(begin)

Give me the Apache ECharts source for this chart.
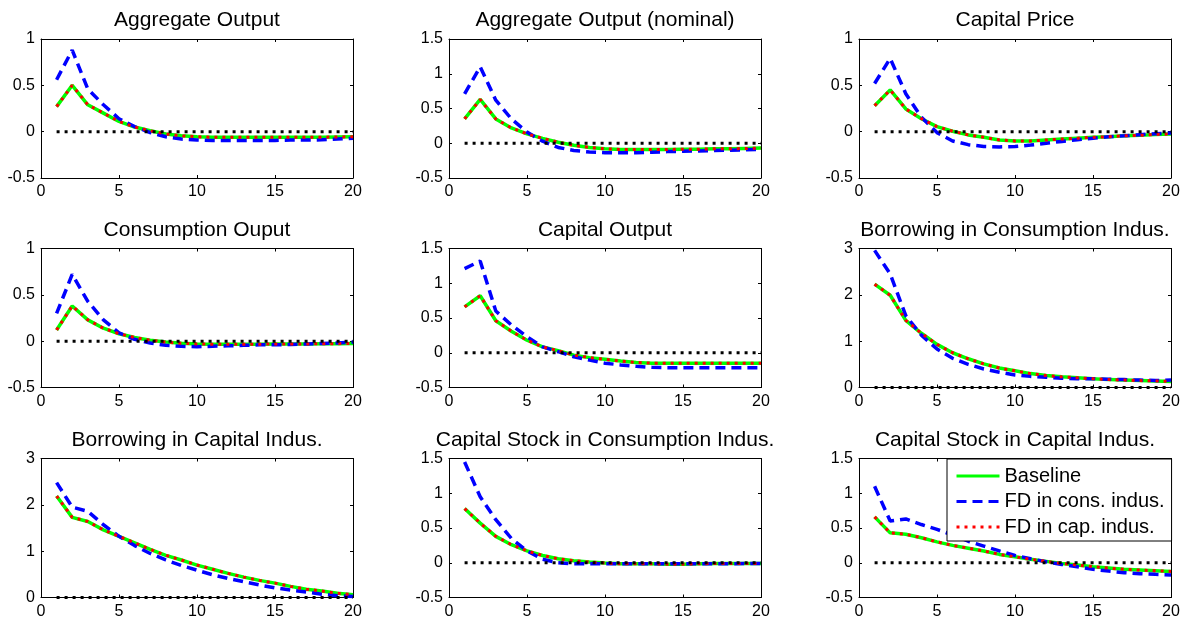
<!DOCTYPE html>
<html>
<head>
<meta charset="utf-8">
<title>Impulse responses</title>
<script src="https://cdn.jsdelivr.net/npm/echarts@6.0.0/dist/echarts.min.js"></script>
<style>
  html, body { margin: 0; padding: 0; background: #fff; }
  #chart { width: 1189px; height: 620px; }
</style>
</head>
<body>
<div id="chart"></div>
<script>
// horizon (quarters)
var steps = [1,2,3,4,5,6,7,8,9,10,11,12,13,14,15,16,17,18,19,20];

// Aggregate Output
var aggBase = [0.27,0.50,0.29,0.20,0.11,0.05,0.01,-0.025,-0.045,-0.055,-0.06,-0.06,-0.06,-0.06,-0.06,-0.06,-0.06,-0.06,-0.057,-0.055];
var aggCons = [0.56,0.88,0.46,0.29,0.14,0.055,-0.01,-0.055,-0.08,-0.09,-0.095,-0.095,-0.095,-0.095,-0.095,-0.09,-0.09,-0.088,-0.08,-0.07];
var aggCap  = [0.27,0.50,0.29,0.20,0.11,0.05,0.01,-0.025,-0.045,-0.055,-0.06,-0.06,-0.06,-0.06,-0.06,-0.06,-0.06,-0.06,-0.057,-0.055];

// Aggregate Output (nominal)
var nomBase = [0.35,0.63,0.35,0.22,0.135,0.07,0.015,-0.03,-0.06,-0.08,-0.09,-0.09,-0.09,-0.09,-0.085,-0.085,-0.08,-0.08,-0.075,-0.07];
var nomCons = [0.71,1.10,0.62,0.35,0.16,0.03,-0.06,-0.105,-0.125,-0.135,-0.135,-0.135,-0.13,-0.12,-0.115,-0.11,-0.105,-0.1,-0.095,-0.085];
var nomCap  = [0.35,0.63,0.35,0.22,0.135,0.07,0.015,-0.03,-0.06,-0.08,-0.09,-0.09,-0.09,-0.09,-0.085,-0.085,-0.08,-0.08,-0.075,-0.07];

// Capital Price
var priceBase = [0.28,0.45,0.245,0.14,0.055,0.005,-0.035,-0.06,-0.09,-0.1,-0.1,-0.09,-0.08,-0.07,-0.06,-0.055,-0.045,-0.04,-0.03,-0.025];
var priceCons = [0.52,0.79,0.41,0.155,-0.01,-0.1,-0.14,-0.16,-0.165,-0.16,-0.145,-0.125,-0.105,-0.087,-0.07,-0.055,-0.045,-0.032,-0.022,-0.015];
var priceCap  = [0.28,0.45,0.245,0.14,0.055,0.005,-0.035,-0.06,-0.09,-0.1,-0.1,-0.09,-0.08,-0.07,-0.06,-0.055,-0.045,-0.04,-0.03,-0.025];

// Consumption Ouput
var consOutBase = [0.12,0.38,0.23,0.14,0.08,0.04,0.01,-0.01,-0.022,-0.03,-0.033,-0.033,-0.033,-0.033,-0.03,-0.03,-0.03,-0.028,-0.027,-0.025];
var consOutCons = [0.30,0.72,0.43,0.23,0.09,0.02,-0.02,-0.045,-0.055,-0.06,-0.055,-0.05,-0.045,-0.04,-0.04,-0.035,-0.03,-0.025,-0.02,-0.01];
var consOutCap  = [0.12,0.38,0.23,0.14,0.08,0.04,0.01,-0.01,-0.022,-0.03,-0.033,-0.033,-0.033,-0.033,-0.03,-0.03,-0.03,-0.028,-0.027,-0.025];

// Capital Output
var capOutBase = [0.66,0.82,0.46,0.31,0.18,0.085,0.03,-0.035,-0.07,-0.095,-0.12,-0.14,-0.15,-0.15,-0.15,-0.15,-0.15,-0.15,-0.15,-0.15];
var capOutCons = [1.21,1.32,0.60,0.40,0.23,0.085,0.015,-0.057,-0.105,-0.15,-0.175,-0.195,-0.21,-0.215,-0.215,-0.215,-0.215,-0.215,-0.215,-0.215];
var capOutCap  = [0.66,0.82,0.46,0.31,0.18,0.085,0.03,-0.035,-0.07,-0.095,-0.12,-0.14,-0.15,-0.15,-0.15,-0.15,-0.15,-0.15,-0.15,-0.15];

// Borrowing in Consumption Indus.
var borConsBase = [2.23,1.99,1.45,1.17,0.93,0.75,0.62,0.51,0.42,0.36,0.30,0.26,0.23,0.21,0.19,0.17,0.16,0.15,0.14,0.13];
var borConsCons = [2.96,2.45,1.55,1.13,0.83,0.63,0.50,0.40,0.33,0.27,0.24,0.22,0.20,0.19,0.19,0.18,0.17,0.16,0.15,0.16];
var borConsCap  = [2.23,1.99,1.45,1.17,0.93,0.75,0.62,0.51,0.42,0.36,0.30,0.26,0.23,0.21,0.19,0.17,0.16,0.15,0.14,0.13];

// Borrowing in Capital Indus.
var borCapBase = [2.19,1.73,1.64,1.46,1.32,1.18,1.04,0.91,0.81,0.70,0.61,0.52,0.44,0.37,0.31,0.24,0.18,0.14,0.09,0.06];
var borCapCons = [2.48,1.95,1.86,1.57,1.32,1.12,0.95,0.81,0.69,0.59,0.49,0.41,0.34,0.27,0.21,0.16,0.12,0.07,0.04,0.02];
var borCapCap  = [2.19,1.73,1.64,1.46,1.32,1.18,1.04,0.91,0.81,0.70,0.61,0.52,0.44,0.37,0.31,0.24,0.18,0.14,0.09,0.06];

// Capital Stock in Consumption Indus.
var kConsBase = [0.78,0.57,0.38,0.26,0.17,0.105,0.057,0.03,0.01,-0.005,-0.015,-0.015,-0.015,-0.02,-0.02,-0.015,-0.01,-0.01,-0.01,-0.01];
var kConsCons = [1.45,0.95,0.62,0.35,0.17,0.05,0.0,-0.015,-0.015,-0.015,-0.015,-0.015,-0.015,-0.015,-0.015,-0.015,-0.015,-0.015,-0.012,-0.01];
var kConsCap  = [0.78,0.57,0.38,0.26,0.17,0.105,0.057,0.03,0.01,-0.005,-0.015,-0.015,-0.015,-0.02,-0.02,-0.015,-0.01,-0.01,-0.01,-0.01];

// Capital Stock in Capital Indus.
var kCapBase = [0.66,0.43,0.41,0.36,0.30,0.25,0.21,0.17,0.12,0.086,0.05,0.02,-0.01,-0.033,-0.057,-0.076,-0.095,-0.105,-0.115,-0.125];
var kCapCons = [1.10,0.60,0.63,0.55,0.48,0.40,0.31,0.24,0.17,0.105,0.057,0.014,-0.024,-0.057,-0.095,-0.12,-0.143,-0.157,-0.167,-0.176];
var kCapCap  = [0.66,0.43,0.41,0.36,0.30,0.25,0.21,0.17,0.12,0.086,0.05,0.02,-0.01,-0.033,-0.057,-0.076,-0.095,-0.105,-0.115,-0.125];

var seriesNames = ['Baseline', 'FD in cons. indus.', 'FD in cap. indus.'];
var zeroLevel = 0;

// one entry per subplot, row by row
var panels = [
  { title: 'Aggregate Output',                    min: -0.5, max: 1,   step: 0.5, lines: [aggBase, aggCons, aggCap] },
  { title: 'Aggregate Output (nominal)',          min: -0.5, max: 1.5, step: 0.5, lines: [nomBase, nomCons, nomCap] },
  { title: 'Capital Price',                       min: -0.5, max: 1,   step: 0.5, lines: [priceBase, priceCons, priceCap] },
  { title: 'Consumption Ouput',                   min: -0.5, max: 1,   step: 0.5, lines: [consOutBase, consOutCons, consOutCap] },
  { title: 'Capital Output',                      min: -0.5, max: 1.5, step: 0.5, lines: [capOutBase, capOutCons, capOutCap] },
  { title: 'Borrowing in Consumption Indus.',     min: 0,    max: 3,   step: 1,   lines: [borConsBase, borConsCons, borConsCap] },
  { title: 'Borrowing in Capital Indus.',         min: 0,    max: 3,   step: 1,   lines: [borCapBase, borCapCons, borCapCap] },
  { title: 'Capital Stock in Consumption Indus.', min: -0.5, max: 1.5, step: 0.5, lines: [kConsBase, kConsCons, kConsCap] },
  { title: 'Capital Stock in Capital Indus.',     min: -0.5, max: 1.5, step: 0.5, lines: [kCapBase, kCapCons, kCapCap] }
];

var font = '"Liberation Sans", Arial, sans-serif';
var colLeft = [41, 449, 859];
var rowTop = [39, 248.5, 458.5];
var plotW = 312, plotH = 139;

// line look of each series (MATLAB style)
var lineLook = [
  { color: '#00ff00', width: 3.5, type: 'solid' },
  { color: '#0000ff', width: 3.5, type: [10, 6] },
  { color: '#ff0000', width: 3, type: [3, 5] }
];

function pairs(ys) {
  return steps.map(function (x, i) { return [x, ys[i]]; });
}

var grids = [], xAxes = [], yAxes = [], titles = [], series = [];

panels.forEach(function (p, i) {
  var left = colLeft[i % 3], top = rowTop[Math.floor(i / 3)];

  grids.push({ left: left, top: top, width: plotW, height: plotH, outerBoundsMode: 'none' });

  titles.push({
    text: p.title, left: left + plotW / 2, top: top - 29, textAlign: 'center', padding: 0,
    textStyle: { fontSize: 21, fontWeight: 'normal', color: '#000', fontFamily: font }
  });

  var frame = { show: true, onZero: false, lineStyle: { color: '#000', width: 1 } };
  var tick = { show: true, inside: true, length: 3, lineStyle: { color: '#000' } };
  var label = { color: '#000', fontSize: 16, fontFamily: font, margin: 6 };

  // bottom + top x axes, left + right y axes -> closed box with inner ticks
  xAxes.push({ type: 'value', gridIndex: i, position: 'bottom', min: 0, max: 20, interval: 5,
    axisLine: frame, axisTick: tick, axisLabel: label, splitLine: { show: false } });
  xAxes.push({ type: 'value', gridIndex: i, position: 'top', min: 0, max: 20, interval: 5,
    axisLine: frame, axisTick: tick, axisLabel: { show: false }, splitLine: { show: false } });
  yAxes.push({ type: 'value', gridIndex: i, position: 'left', min: p.min, max: p.max, interval: p.step,
    axisLine: frame, axisTick: tick, axisLabel: label, splitLine: { show: false } });
  yAxes.push({ type: 'value', gridIndex: i, position: 'right', min: p.min, max: p.max, interval: p.step,
    axisLine: frame, axisTick: tick, axisLabel: { show: false }, splitLine: { show: false } });

  p.lines.forEach(function (ys, k) {
    var look = lineLook[k];
    series.push({
      name: seriesNames[k], type: 'line', xAxisIndex: 2 * i, yAxisIndex: 2 * i,
      data: pairs(ys), symbol: 'none', color: look.color, z: 3 + k,
      lineStyle: { color: look.color, width: look.width, type: look.type }
    });
  });

  // dotted zero reference line
  series.push({
    name: 'zero', type: 'line', xAxisIndex: 2 * i, yAxisIndex: 2 * i, clip: false,
    data: [[steps[0], zeroLevel], [steps[steps.length - 1], zeroLevel]],
    symbol: 'none', color: '#000', z: 7,
    lineStyle: { color: '#000', width: 3, type: [3, 5] }
  });
});

var chart = echarts.init(document.getElementById('chart'));
chart.setOption({
  animation: false,
  backgroundColor: '#fff',
  textStyle: { fontFamily: font },
  title: titles,
  grid: grids,
  xAxis: xAxes,
  yAxis: yAxes,
  legend: {
    data: seriesNames,
    orient: 'vertical',
    left: 947, top: 459,
    padding: [7, 7, 4, 8],
    itemGap: 5.5, itemWidth: 43, itemHeight: 14,
    backgroundColor: '#fff', borderColor: '#000', borderWidth: 1, borderRadius: 0,
    itemStyle: { opacity: 0 },
    lineStyle: { width: 3 },
    textStyle: { fontSize: 20, color: '#000', fontFamily: font, lineHeight: 20 },
    selectedMode: false,
    z: 10
  },
  series: series
});
</script>
</body>
</html>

(end)

**Problem to work on**: Reproduce only the lines from the beginning of the data through the line that contains "steps = [1,2,3,4,5,6,7,8,9,10,11,12,13,14,15,16,17,18,19,20];", both included, and please drop the pictures.

**Output**:
Give me the Apache ECharts source for this chart.
<!DOCTYPE html>
<html>
<head>
<meta charset="utf-8">
<title>Impulse responses</title>
<script src="https://cdn.jsdelivr.net/npm/echarts@6.0.0/dist/echarts.min.js"></script>
<style>
  html, body { margin: 0; padding: 0; background: #fff; }
  #chart { width: 1189px; height: 620px; }
</style>
</head>
<body>
<div id="chart"></div>
<script>
// horizon (quarters)
var steps = [1,2,3,4,5,6,7,8,9,10,11,12,13,14,15,16,17,18,19,20];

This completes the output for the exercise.